• WHAT IS ASKED
Find the word "this" in the records below. List each line containing it.

### STORED DATA ###

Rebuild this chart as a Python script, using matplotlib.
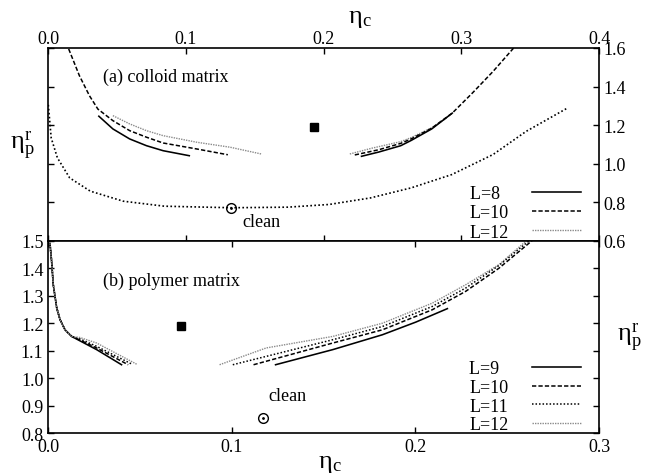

###
### STORED DATA ###

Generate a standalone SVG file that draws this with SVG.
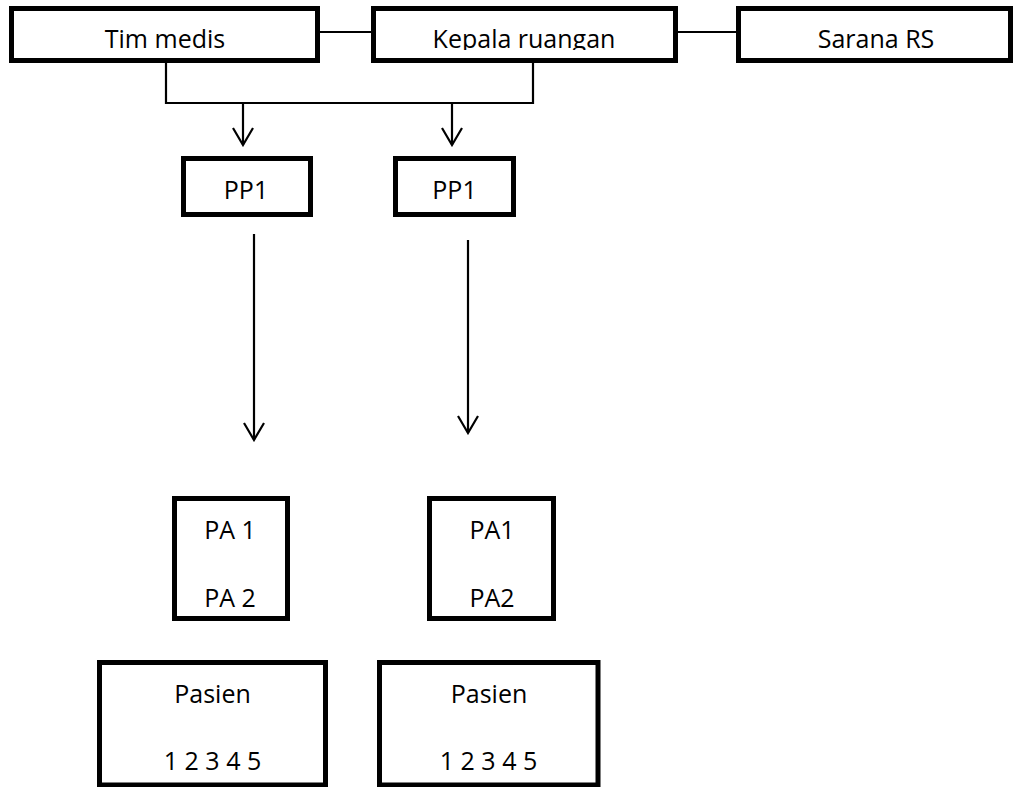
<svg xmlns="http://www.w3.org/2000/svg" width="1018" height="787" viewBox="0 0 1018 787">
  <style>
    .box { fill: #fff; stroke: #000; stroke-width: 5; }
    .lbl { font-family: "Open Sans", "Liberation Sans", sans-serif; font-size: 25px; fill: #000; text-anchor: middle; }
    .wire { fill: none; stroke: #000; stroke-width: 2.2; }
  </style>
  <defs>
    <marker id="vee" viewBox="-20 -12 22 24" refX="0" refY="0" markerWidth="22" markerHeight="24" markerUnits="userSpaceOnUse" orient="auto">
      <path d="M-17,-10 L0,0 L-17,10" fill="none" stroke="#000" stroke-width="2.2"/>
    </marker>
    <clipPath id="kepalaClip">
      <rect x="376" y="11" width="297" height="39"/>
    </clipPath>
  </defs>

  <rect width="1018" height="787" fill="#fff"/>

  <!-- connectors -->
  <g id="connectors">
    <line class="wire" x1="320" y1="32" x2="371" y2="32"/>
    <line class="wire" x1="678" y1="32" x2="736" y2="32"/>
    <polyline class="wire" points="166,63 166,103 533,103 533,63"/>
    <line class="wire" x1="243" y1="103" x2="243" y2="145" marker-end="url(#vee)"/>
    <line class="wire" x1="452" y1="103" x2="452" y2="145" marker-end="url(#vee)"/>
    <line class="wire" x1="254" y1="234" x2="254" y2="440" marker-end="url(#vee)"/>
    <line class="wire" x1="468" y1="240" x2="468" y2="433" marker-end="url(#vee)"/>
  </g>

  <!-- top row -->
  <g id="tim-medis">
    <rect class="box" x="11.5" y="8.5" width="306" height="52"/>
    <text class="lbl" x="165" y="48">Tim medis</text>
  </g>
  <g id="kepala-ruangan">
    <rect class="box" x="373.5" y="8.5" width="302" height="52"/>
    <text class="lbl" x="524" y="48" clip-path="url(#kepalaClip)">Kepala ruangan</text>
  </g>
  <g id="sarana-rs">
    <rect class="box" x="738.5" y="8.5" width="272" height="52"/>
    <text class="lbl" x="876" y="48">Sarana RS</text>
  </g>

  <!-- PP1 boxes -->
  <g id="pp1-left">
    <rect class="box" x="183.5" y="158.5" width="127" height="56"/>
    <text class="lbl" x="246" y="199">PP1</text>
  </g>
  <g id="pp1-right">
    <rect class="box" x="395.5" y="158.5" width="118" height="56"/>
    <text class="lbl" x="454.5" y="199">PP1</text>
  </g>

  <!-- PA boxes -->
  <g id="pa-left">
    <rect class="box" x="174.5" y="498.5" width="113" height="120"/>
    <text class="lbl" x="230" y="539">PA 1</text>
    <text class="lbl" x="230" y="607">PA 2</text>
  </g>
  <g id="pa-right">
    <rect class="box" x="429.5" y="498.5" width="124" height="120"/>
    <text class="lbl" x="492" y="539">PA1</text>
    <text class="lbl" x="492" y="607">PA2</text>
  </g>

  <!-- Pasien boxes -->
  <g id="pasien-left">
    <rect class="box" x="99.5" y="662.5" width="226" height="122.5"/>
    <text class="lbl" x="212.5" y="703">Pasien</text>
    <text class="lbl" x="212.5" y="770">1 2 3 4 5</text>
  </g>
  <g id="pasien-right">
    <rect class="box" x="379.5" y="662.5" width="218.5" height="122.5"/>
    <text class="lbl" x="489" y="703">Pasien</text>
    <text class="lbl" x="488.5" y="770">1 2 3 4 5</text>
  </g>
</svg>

###

• WRITTEN SOLUTION
Rebuild this chart as a Python script, using matplotlib.
Generate a standalone SVG file that draws this with SVG.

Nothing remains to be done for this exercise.